7. OFFSHORE DRILLING:

House chairman says Coast Guard spill response has 'withered'

Published:

A House chairman yesterday urged the Coast Guard to take steps to improve its response to oil spills in federal waters and accused the agency of losing sight of its mission.

Rep. Frank LoBiondo (R-N.J.), chairman of the Transportation and Infrastructure Subcommittee on Coast Guard and Maritime Transportation, said the federal government's contingency plan failed to deal with the Deepwater Horizon accident that released nearly 5 million barrels of oil into the Gulf of Mexico last year.

He urged the agency to follow the recommendations of spill reports to update protocols for using oil dispersants, identify environmentally sensitive areas and improve coordination with state and local officials.

LoBiondo cited findings by the agency's inspector general that the Coast Guard has diverted much of its resources toward homeland security at the expense of environmental protection.

"Funding and resource hours dedicated to non-homeland security missions, as well as oil spill response research and development activities have shrunk considerably over the last decade," he said at a hearing yesterday on a joint Coast Guard and Interior Department report into the causes of the spill. "The Coast Guard's oil spill response and marine environmental protection mission has withered."

The joint report released this fall found that while the sinking of the rig was set into motion by the operator's failure to prevent a well blowout, "other systems deficiencies, and acts and omissions by Transocean and its Deepwater Horizon crew ... had an adverse impact on the ability to prevent or limit the magnitude of the disaster."

Those included: "poor maintenance of electrical equipment that may have ignited the explosion, bypassing of gas alarms and automatic shutdown systems that could prevent an explosion, and lack of training of personnel on when and how to shutdown engines and disconnect the [mobile offshore drilling unit] from the well to avoid a gas explosion and mitigate the damage from an explosion and fire," according to the report.

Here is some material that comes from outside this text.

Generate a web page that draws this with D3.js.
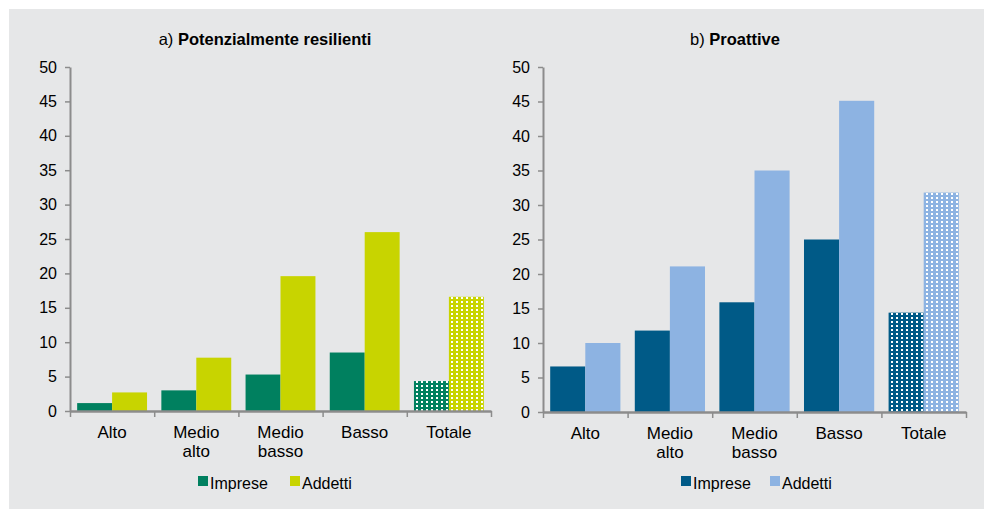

The report also noted that oversight and regulation of the rig by its flag state, the Republic of the Marshall Islands, was "ineffective" in preventing a disaster that claimed the lives of 11 men. The shortcomings highlight a need to strengthen Coast Guard oversight of foreign-flagged units, it said.

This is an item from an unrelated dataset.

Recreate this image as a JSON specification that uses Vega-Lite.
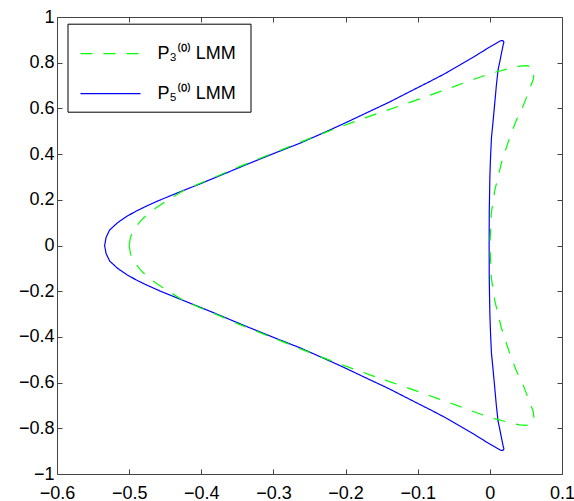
{
  "$schema": "https://vega.github.io/schema/vega-lite/v6.json",
  "width": 505,
  "height": 457,
  "autosize": {"type": "none"},
  "padding": {"left": 57, "top": 17, "right": 12, "bottom": 27},
  "background": "white",
  "config": {
    "view": {"stroke": null},
    "font": "Liberation Sans",
    "axis": {
      "grid": false,
      "domainColor": "#444",
      "domainWidth": 1,
      "tickColor": "#444",
      "tickWidth": 1,
      "tickSize": -5,
      "labelColor": "#000",
      "labelFont": "Liberation Sans",
      "labelFontSize": 18,
      "labelFlush": false,
      "labelOverlap": false,
      "title": null
    },
    "legend": {
      "orient": "none",
      "legendX": 10.5,
      "legendY": 6.7,
      "strokeColor": "black",
      "fillColor": "white",
      "padding": 9,
      "symbolType": "M-1.5,0H1.5",
      "symbolSize": 1600,
      "symbolStrokeWidth": 1.2,
      "symbolFillColor": "transparent",
      "symbolOffset": 13,
      "labelFont": "Liberation Sans",
      "labelFontSize": 18,
      "labelColor": "black",
      "labelOffset": 26,
      "rowPadding": 10,
      "title": null
    }
  },
  "datasets": {
    "d": [
      {"s":"P5","i":0,"x":-0.534,"y":0},
      {"s":"P5","i":1,"x":-0.532,"y":0.035},
      {"s":"P5","i":2,"x":-0.527,"y":0.068},
      {"s":"P5","i":3,"x":-0.516,"y":0.100},
      {"s":"P5","i":4,"x":-0.503,"y":0.128},
      {"s":"P5","i":5,"x":-0.490,"y":0.151},
      {"s":"P5","i":6,"x":-0.475,"y":0.174},
      {"s":"P5","i":7,"x":-0.458,"y":0.198},
      {"s":"P5","i":8,"x":-0.430,"y":0.234},
      {"s":"P5","i":9,"x":-0.400,"y":0.272},
      {"s":"P5","i":10,"x":-0.374,"y":0.306},
      {"s":"P5","i":11,"x":-0.333,"y":0.360},
      {"s":"P5","i":12,"x":-0.300,"y":0.402},
      {"s":"P5","i":13,"x":-0.263,"y":0.448},
      {"s":"P5","i":14,"x":-0.230,"y":0.494},
      {"s":"P5","i":15,"x":-0.200,"y":0.537},
      {"s":"P5","i":16,"x":-0.170,"y":0.582},
      {"s":"P5","i":17,"x":-0.139,"y":0.628},
      {"s":"P5","i":18,"x":-0.110,"y":0.675},
      {"s":"P5","i":19,"x":-0.083,"y":0.718},
      {"s":"P5","i":20,"x":-0.060,"y":0.756},
      {"s":"P5","i":21,"x":-0.042,"y":0.789},
      {"s":"P5","i":22,"x":-0.020,"y":0.830},
      {"s":"P5","i":23,"x":0.000,"y":0.869},
      {"s":"P5","i":24,"x":0.010,"y":0.887},
      {"s":"P5","i":25,"x":0.015,"y":0.896},
      {"s":"P5","i":26,"x":0.018,"y":0.897},
      {"s":"P5","i":27,"x":0.0195,"y":0.890},
      {"s":"P5","i":28,"x":0.0185,"y":0.879},
      {"s":"P5","i":29,"x":0.016,"y":0.840},
      {"s":"P5","i":30,"x":0.0135,"y":0.800},
      {"s":"P5","i":31,"x":0.0114,"y":0.769},
      {"s":"P5","i":32,"x":0.009,"y":0.700},
      {"s":"P5","i":33,"x":0.0068,"y":0.623},
      {"s":"P5","i":34,"x":0.0045,"y":0.545},
      {"s":"P5","i":35,"x":0.0022,"y":0.470},
      {"s":"P5","i":36,"x":0.001,"y":0.390},
      {"s":"P5","i":37,"x":0.000,"y":0.300},
      {"s":"P5","i":38,"x":-0.0008,"y":0.150},
      {"s":"P5","i":39,"x":-0.001,"y":0},
      {"s":"P5","i":40,"x":-0.0008,"y":-0.150},
      {"s":"P5","i":41,"x":0.000,"y":-0.300},
      {"s":"P5","i":42,"x":0.001,"y":-0.390},
      {"s":"P5","i":43,"x":0.0022,"y":-0.470},
      {"s":"P5","i":44,"x":0.0045,"y":-0.545},
      {"s":"P5","i":45,"x":0.0068,"y":-0.623},
      {"s":"P5","i":46,"x":0.009,"y":-0.700},
      {"s":"P5","i":47,"x":0.0114,"y":-0.769},
      {"s":"P5","i":48,"x":0.0135,"y":-0.800},
      {"s":"P5","i":49,"x":0.016,"y":-0.840},
      {"s":"P5","i":50,"x":0.0185,"y":-0.879},
      {"s":"P5","i":51,"x":0.0195,"y":-0.890},
      {"s":"P5","i":52,"x":0.018,"y":-0.897},
      {"s":"P5","i":53,"x":0.015,"y":-0.896},
      {"s":"P5","i":54,"x":0.010,"y":-0.887},
      {"s":"P5","i":55,"x":0.000,"y":-0.869},
      {"s":"P5","i":56,"x":-0.020,"y":-0.830},
      {"s":"P5","i":57,"x":-0.042,"y":-0.789},
      {"s":"P5","i":58,"x":-0.060,"y":-0.756},
      {"s":"P5","i":59,"x":-0.083,"y":-0.718},
      {"s":"P5","i":60,"x":-0.110,"y":-0.675},
      {"s":"P5","i":61,"x":-0.139,"y":-0.628},
      {"s":"P5","i":62,"x":-0.170,"y":-0.582},
      {"s":"P5","i":63,"x":-0.200,"y":-0.537},
      {"s":"P5","i":64,"x":-0.230,"y":-0.494},
      {"s":"P5","i":65,"x":-0.263,"y":-0.448},
      {"s":"P5","i":66,"x":-0.300,"y":-0.402},
      {"s":"P5","i":67,"x":-0.333,"y":-0.360},
      {"s":"P5","i":68,"x":-0.374,"y":-0.306},
      {"s":"P5","i":69,"x":-0.400,"y":-0.272},
      {"s":"P5","i":70,"x":-0.430,"y":-0.234},
      {"s":"P5","i":71,"x":-0.458,"y":-0.198},
      {"s":"P5","i":72,"x":-0.475,"y":-0.174},
      {"s":"P5","i":73,"x":-0.490,"y":-0.151},
      {"s":"P5","i":74,"x":-0.503,"y":-0.128},
      {"s":"P5","i":75,"x":-0.516,"y":-0.100},
      {"s":"P5","i":76,"x":-0.527,"y":-0.068},
      {"s":"P5","i":77,"x":-0.532,"y":-0.035},
      {"s":"P5","i":78,"x":-0.534,"y":0},
      {"s":"P3","i":0,"x":-0.500,"y":0},
      {"s":"P3","i":1,"x":-0.498,"y":0.039},
      {"s":"P3","i":2,"x":-0.492,"y":0.076},
      {"s":"P3","i":3,"x":-0.484,"y":0.108},
      {"s":"P3","i":4,"x":-0.473,"y":0.142},
      {"s":"P3","i":5,"x":-0.458,"y":0.175},
      {"s":"P3","i":6,"x":-0.443,"y":0.205},
      {"s":"P3","i":7,"x":-0.427,"y":0.236},
      {"s":"P3","i":8,"x":-0.405,"y":0.268},
      {"s":"P3","i":9,"x":-0.379,"y":0.302},
      {"s":"P3","i":10,"x":-0.349,"y":0.343},
      {"s":"P3","i":11,"x":-0.319,"y":0.381},
      {"s":"P3","i":12,"x":-0.284,"y":0.425},
      {"s":"P3","i":13,"x":-0.259,"y":0.457},
      {"s":"P3","i":14,"x":-0.217,"y":0.508},
      {"s":"P3","i":15,"x":-0.185,"y":0.545},
      {"s":"P3","i":16,"x":-0.152,"y":0.582},
      {"s":"P3","i":17,"x":-0.120,"y":0.616},
      {"s":"P3","i":18,"x":-0.088,"y":0.652},
      {"s":"P3","i":19,"x":-0.056,"y":0.688},
      {"s":"P3","i":20,"x":-0.025,"y":0.724},
      {"s":"P3","i":21,"x":0.000,"y":0.752},
      {"s":"P3","i":22,"x":0.028,"y":0.776},
      {"s":"P3","i":23,"x":0.041,"y":0.785},
      {"s":"P3","i":24,"x":0.051,"y":0.787},
      {"s":"P3","i":25,"x":0.058,"y":0.781},
      {"s":"P3","i":26,"x":0.061,"y":0.768},
      {"s":"P3","i":27,"x":0.061,"y":0.750},
      {"s":"P3","i":28,"x":0.060,"y":0.725},
      {"s":"P3","i":29,"x":0.053,"y":0.667},
      {"s":"P3","i":30,"x":0.046,"y":0.609},
      {"s":"P3","i":31,"x":0.037,"y":0.550},
      {"s":"P3","i":32,"x":0.028,"y":0.477},
      {"s":"P3","i":33,"x":0.016,"y":0.361},
      {"s":"P3","i":34,"x":0.007,"y":0.244},
      {"s":"P3","i":35,"x":0.002,"y":0.142},
      {"s":"P3","i":36,"x":0.001,"y":0.060},
      {"s":"P3","i":37,"x":0.000,"y":0},
      {"s":"P3","i":38,"x":0.001,"y":-0.060},
      {"s":"P3","i":39,"x":0.002,"y":-0.142},
      {"s":"P3","i":40,"x":0.007,"y":-0.244},
      {"s":"P3","i":41,"x":0.016,"y":-0.361},
      {"s":"P3","i":42,"x":0.028,"y":-0.477},
      {"s":"P3","i":43,"x":0.037,"y":-0.550},
      {"s":"P3","i":44,"x":0.046,"y":-0.609},
      {"s":"P3","i":45,"x":0.053,"y":-0.667},
      {"s":"P3","i":46,"x":0.060,"y":-0.725},
      {"s":"P3","i":47,"x":0.061,"y":-0.750},
      {"s":"P3","i":48,"x":0.061,"y":-0.768},
      {"s":"P3","i":49,"x":0.058,"y":-0.781},
      {"s":"P3","i":50,"x":0.051,"y":-0.787},
      {"s":"P3","i":51,"x":0.041,"y":-0.785},
      {"s":"P3","i":52,"x":0.028,"y":-0.776},
      {"s":"P3","i":53,"x":0.000,"y":-0.752},
      {"s":"P3","i":54,"x":-0.025,"y":-0.724},
      {"s":"P3","i":55,"x":-0.056,"y":-0.688},
      {"s":"P3","i":56,"x":-0.088,"y":-0.652},
      {"s":"P3","i":57,"x":-0.120,"y":-0.616},
      {"s":"P3","i":58,"x":-0.152,"y":-0.582},
      {"s":"P3","i":59,"x":-0.185,"y":-0.545},
      {"s":"P3","i":60,"x":-0.217,"y":-0.508},
      {"s":"P3","i":61,"x":-0.259,"y":-0.457},
      {"s":"P3","i":62,"x":-0.284,"y":-0.425},
      {"s":"P3","i":63,"x":-0.319,"y":-0.381},
      {"s":"P3","i":64,"x":-0.349,"y":-0.343},
      {"s":"P3","i":65,"x":-0.379,"y":-0.302},
      {"s":"P3","i":66,"x":-0.405,"y":-0.268},
      {"s":"P3","i":67,"x":-0.427,"y":-0.236},
      {"s":"P3","i":68,"x":-0.443,"y":-0.205},
      {"s":"P3","i":69,"x":-0.458,"y":-0.175},
      {"s":"P3","i":70,"x":-0.473,"y":-0.142},
      {"s":"P3","i":71,"x":-0.484,"y":-0.108},
      {"s":"P3","i":72,"x":-0.492,"y":-0.076},
      {"s":"P3","i":73,"x":-0.498,"y":-0.039},
      {"s":"P3","i":74,"x":-0.500,"y":0}
    ]
  },
  "data": {"name": "d"},
  "layer": [
    {
      "transform": [{"filter": "datum.s == 'P5'"}],
      "mark": {"type": "line", "strokeWidth": 1.2},
      "encoding": {
        "x": {"field": "x", "type": "quantitative", "scale": {"domain": [-0.6, 0.1], "nice": false, "zero": false},
              "axis": {"orient": "bottom", "values": [-0.6, -0.5, -0.4, -0.3, -0.2, -0.1, 0, 0.1], "format": "~g", "labelPadding": 15}},
        "y": {"field": "y", "type": "quantitative", "scale": {"domain": [-1, 1], "nice": false, "zero": false},
              "axis": {"orient": "left", "values": [-1, -0.8, -0.6, -0.4, -0.2, 0, 0.2, 0.4, 0.6, 0.8, 1], "format": "~g", "labelPadding": 8}},
        "order": {"field": "i", "type": "quantitative"},
        "color": {"field": "s", "type": "nominal", "scale": {"domain": ["P3", "P5"], "range": ["#00ff00", "#0000ff"]},
                  "legend": {"labelExpr": "datum.label == 'P3' ? 'P₃⁽⁰⁾ LMM' : 'P₅⁽⁰⁾  LMM'"}},
        "strokeDash": {"field": "s", "type": "nominal", "scale": {"domain": ["P3", "P5"], "range": [[12, 11], [1, 0]]},
                  "legend": {"labelExpr": "datum.label == 'P3' ? 'P₃⁽⁰⁾ LMM' : 'P₅⁽⁰⁾  LMM'"}}
      }
    },
    {
      "transform": [{"filter": "datum.s == 'P3'"}],
      "mark": {"type": "line", "strokeWidth": 1.2},
      "encoding": {
        "x": {"field": "x", "type": "quantitative", "axis": null},
        "y": {"field": "y", "type": "quantitative", "axis": null},
        "order": {"field": "i", "type": "quantitative"},
        "color": {"field": "s", "type": "nominal"},
        "strokeDash": {"field": "s", "type": "nominal"}
      }
    },
    {
      "mark": {"type": "point", "opacity": 0},
      "encoding": {
        "x": {"field": "x", "type": "quantitative",
              "axis": {"orient": "top", "values": [-0.6, -0.5, -0.4, -0.3, -0.2, -0.1, 0, 0.1], "labels": false}},
        "y": {"field": "y", "type": "quantitative",
              "axis": {"orient": "right", "values": [-1, -0.8, -0.6, -0.4, -0.2, 0, 0.2, 0.4, 0.6, 0.8, 1], "labels": false}}
      }
    }
  ],
  "resolve": {"axis": {"x": "independent", "y": "independent"}}
}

Rear Adm. Paul Zukunft, assistant commandant for marine safety, security and stewardship, told the panel the agency is increasing scrutiny of high-risk foreign-flagged units that have a history of poor environmental performance.

Zukunft said the Coast Guard was also meeting quarterly with the Interior Department's Bureau of Safety and Environmental Enforcement to strengthen coordination of offshore oversight. Separate work is being conducted with U.S. EPA and the National Oceanic and Atmospheric Administration to to update dispersant and in situ burning protocols.